### [DIRECTIONS FOR THIS TASK]
From the first line of the listing below to the line with "import seaborn as sns", print each line exactly, and nothing more. Leave out the pictures.

---------------

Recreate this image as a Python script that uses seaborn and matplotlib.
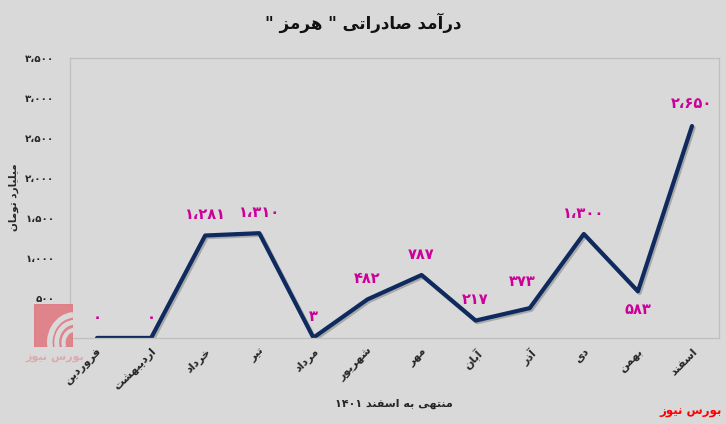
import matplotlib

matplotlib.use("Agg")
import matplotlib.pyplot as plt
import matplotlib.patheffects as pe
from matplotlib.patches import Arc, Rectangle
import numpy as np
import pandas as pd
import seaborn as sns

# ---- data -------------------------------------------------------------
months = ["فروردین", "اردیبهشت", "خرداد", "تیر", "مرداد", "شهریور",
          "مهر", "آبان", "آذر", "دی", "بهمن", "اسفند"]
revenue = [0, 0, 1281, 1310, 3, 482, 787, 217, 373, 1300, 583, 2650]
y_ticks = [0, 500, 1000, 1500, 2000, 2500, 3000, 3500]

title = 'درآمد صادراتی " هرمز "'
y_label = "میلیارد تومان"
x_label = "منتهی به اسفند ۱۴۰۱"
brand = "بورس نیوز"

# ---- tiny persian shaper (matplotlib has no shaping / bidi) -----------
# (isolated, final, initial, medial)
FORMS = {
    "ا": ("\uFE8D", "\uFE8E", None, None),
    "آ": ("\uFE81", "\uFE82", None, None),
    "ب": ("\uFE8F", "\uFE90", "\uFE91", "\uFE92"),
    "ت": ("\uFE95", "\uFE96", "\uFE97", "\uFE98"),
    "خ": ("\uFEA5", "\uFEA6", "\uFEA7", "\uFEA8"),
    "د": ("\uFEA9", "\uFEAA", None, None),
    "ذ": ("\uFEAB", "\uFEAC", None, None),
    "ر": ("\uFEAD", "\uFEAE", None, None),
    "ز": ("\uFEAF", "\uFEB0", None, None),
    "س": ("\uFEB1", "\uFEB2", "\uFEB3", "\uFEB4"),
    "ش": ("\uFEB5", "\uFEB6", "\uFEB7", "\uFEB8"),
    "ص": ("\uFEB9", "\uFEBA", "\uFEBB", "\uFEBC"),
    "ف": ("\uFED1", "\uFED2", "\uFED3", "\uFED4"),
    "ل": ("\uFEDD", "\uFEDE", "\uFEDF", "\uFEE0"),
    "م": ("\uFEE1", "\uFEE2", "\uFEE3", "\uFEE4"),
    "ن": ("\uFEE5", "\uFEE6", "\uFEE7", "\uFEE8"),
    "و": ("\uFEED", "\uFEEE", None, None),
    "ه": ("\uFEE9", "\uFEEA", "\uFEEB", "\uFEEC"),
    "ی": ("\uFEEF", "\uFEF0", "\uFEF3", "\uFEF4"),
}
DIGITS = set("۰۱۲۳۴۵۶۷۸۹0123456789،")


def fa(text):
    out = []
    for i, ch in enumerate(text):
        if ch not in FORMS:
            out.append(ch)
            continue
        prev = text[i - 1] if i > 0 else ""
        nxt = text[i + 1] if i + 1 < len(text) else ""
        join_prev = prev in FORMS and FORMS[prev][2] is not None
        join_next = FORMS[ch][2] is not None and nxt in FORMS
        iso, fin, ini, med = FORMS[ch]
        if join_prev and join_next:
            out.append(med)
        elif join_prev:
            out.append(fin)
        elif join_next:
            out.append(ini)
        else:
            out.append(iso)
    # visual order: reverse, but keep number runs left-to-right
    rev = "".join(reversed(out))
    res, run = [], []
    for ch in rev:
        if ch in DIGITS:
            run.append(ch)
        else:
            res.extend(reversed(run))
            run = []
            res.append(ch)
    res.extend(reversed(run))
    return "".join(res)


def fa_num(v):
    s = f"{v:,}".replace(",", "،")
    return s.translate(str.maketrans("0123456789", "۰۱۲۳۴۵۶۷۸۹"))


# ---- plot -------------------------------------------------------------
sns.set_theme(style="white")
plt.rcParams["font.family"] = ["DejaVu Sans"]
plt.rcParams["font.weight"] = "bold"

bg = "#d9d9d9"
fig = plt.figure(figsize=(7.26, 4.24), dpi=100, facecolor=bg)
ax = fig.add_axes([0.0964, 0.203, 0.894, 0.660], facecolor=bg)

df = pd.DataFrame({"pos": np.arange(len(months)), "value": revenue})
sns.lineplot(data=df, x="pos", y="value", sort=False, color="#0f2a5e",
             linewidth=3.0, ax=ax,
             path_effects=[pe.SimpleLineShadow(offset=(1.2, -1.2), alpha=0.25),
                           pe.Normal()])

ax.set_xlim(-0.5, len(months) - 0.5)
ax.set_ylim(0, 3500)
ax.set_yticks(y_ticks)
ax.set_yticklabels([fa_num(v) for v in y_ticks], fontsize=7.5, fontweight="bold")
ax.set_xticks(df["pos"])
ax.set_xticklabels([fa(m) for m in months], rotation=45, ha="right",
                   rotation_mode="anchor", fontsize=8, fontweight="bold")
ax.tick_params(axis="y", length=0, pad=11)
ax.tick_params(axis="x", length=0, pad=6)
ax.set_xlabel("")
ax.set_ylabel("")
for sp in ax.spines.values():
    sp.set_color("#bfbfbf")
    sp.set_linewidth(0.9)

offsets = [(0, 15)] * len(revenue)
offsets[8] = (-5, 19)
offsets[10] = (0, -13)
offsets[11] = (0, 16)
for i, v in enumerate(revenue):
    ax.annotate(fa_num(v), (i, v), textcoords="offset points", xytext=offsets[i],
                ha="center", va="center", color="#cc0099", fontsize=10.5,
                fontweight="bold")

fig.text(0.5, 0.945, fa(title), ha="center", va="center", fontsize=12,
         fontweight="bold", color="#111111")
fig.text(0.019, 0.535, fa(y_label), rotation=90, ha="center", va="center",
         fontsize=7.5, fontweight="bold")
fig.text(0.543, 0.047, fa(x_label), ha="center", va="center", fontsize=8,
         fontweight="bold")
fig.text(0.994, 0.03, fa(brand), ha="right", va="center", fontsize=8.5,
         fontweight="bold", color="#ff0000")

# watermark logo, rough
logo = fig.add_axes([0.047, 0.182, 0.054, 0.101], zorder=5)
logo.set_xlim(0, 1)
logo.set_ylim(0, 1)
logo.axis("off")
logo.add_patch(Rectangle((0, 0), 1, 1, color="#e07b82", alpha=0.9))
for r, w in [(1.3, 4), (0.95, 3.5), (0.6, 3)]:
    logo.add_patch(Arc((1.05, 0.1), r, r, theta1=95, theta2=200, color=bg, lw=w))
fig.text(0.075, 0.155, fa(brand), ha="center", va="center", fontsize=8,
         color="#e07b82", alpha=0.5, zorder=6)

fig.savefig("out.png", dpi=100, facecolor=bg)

---------------

### [CORRECT RESPONSE]
Recreate this image as a Python script that uses seaborn and matplotlib.
import matplotlib

matplotlib.use("Agg")
import matplotlib.pyplot as plt
import matplotlib.patheffects as pe
from matplotlib.patches import Arc, Rectangle
import numpy as np
import pandas as pd
import seaborn as sns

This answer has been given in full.